## Do this
Report all lines holding "chart".

* begin Source excerpt *

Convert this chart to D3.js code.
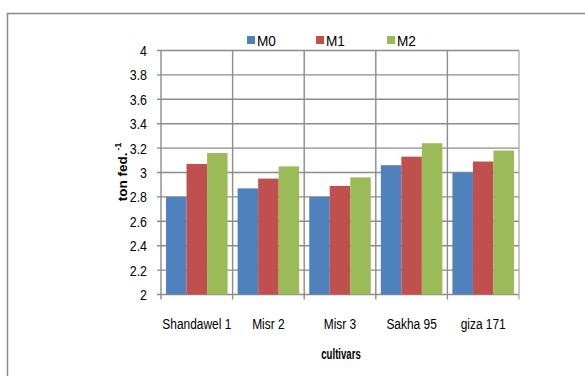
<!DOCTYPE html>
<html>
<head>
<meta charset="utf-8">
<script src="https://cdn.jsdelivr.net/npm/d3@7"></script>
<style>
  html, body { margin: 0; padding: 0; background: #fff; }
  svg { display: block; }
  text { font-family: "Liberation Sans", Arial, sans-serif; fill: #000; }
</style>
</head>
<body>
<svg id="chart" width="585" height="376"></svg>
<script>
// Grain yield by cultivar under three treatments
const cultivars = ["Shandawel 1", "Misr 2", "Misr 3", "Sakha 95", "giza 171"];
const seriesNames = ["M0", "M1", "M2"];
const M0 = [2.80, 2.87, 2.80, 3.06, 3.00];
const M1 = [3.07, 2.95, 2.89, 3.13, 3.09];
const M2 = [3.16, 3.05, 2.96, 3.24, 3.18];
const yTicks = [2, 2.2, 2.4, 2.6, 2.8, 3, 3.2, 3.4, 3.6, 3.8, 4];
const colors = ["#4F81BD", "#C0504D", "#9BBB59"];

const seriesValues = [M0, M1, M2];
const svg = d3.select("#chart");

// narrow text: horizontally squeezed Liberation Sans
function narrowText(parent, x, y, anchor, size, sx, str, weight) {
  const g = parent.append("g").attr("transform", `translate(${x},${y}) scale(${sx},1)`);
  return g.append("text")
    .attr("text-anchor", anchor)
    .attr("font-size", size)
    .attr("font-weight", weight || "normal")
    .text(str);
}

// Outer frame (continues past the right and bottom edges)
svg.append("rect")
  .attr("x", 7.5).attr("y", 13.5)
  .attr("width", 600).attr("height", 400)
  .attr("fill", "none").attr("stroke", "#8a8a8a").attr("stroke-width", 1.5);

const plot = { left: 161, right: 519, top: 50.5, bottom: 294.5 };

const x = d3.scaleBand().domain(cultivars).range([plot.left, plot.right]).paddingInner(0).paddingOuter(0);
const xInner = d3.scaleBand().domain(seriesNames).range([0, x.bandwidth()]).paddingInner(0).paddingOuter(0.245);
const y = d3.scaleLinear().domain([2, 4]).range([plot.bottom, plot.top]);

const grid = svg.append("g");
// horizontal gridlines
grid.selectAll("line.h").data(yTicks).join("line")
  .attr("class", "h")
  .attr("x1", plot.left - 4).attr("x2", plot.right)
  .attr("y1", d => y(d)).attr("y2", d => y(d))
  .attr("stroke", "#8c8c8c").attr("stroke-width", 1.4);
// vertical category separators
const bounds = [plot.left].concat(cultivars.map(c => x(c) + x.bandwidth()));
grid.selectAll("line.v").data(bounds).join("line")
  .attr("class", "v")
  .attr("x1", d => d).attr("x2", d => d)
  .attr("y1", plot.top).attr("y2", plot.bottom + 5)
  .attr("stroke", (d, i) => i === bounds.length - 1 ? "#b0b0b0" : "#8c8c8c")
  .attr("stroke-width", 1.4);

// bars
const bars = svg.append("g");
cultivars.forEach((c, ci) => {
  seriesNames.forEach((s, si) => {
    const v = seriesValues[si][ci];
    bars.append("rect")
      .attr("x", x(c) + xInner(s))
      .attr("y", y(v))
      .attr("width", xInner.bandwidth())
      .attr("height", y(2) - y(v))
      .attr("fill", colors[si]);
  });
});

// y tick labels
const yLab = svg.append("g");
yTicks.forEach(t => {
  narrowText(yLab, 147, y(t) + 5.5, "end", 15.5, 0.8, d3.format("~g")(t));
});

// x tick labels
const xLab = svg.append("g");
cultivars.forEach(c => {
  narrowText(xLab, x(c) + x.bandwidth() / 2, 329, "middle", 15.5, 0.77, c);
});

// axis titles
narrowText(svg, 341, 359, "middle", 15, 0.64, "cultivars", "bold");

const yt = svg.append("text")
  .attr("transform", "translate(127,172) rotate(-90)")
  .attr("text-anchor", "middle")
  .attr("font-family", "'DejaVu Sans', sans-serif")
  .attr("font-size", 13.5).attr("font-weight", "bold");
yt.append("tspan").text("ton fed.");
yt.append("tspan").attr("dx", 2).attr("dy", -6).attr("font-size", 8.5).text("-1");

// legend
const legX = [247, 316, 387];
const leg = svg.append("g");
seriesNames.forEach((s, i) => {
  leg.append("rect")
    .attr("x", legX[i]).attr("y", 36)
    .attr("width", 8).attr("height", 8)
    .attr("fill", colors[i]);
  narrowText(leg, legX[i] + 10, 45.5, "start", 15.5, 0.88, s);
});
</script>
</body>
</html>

* end Source excerpt *

## Worked solution
Convert this chart to D3.js code.
<svg id="chart" width="585" height="376"></svg>
const svg = d3.select("#chart");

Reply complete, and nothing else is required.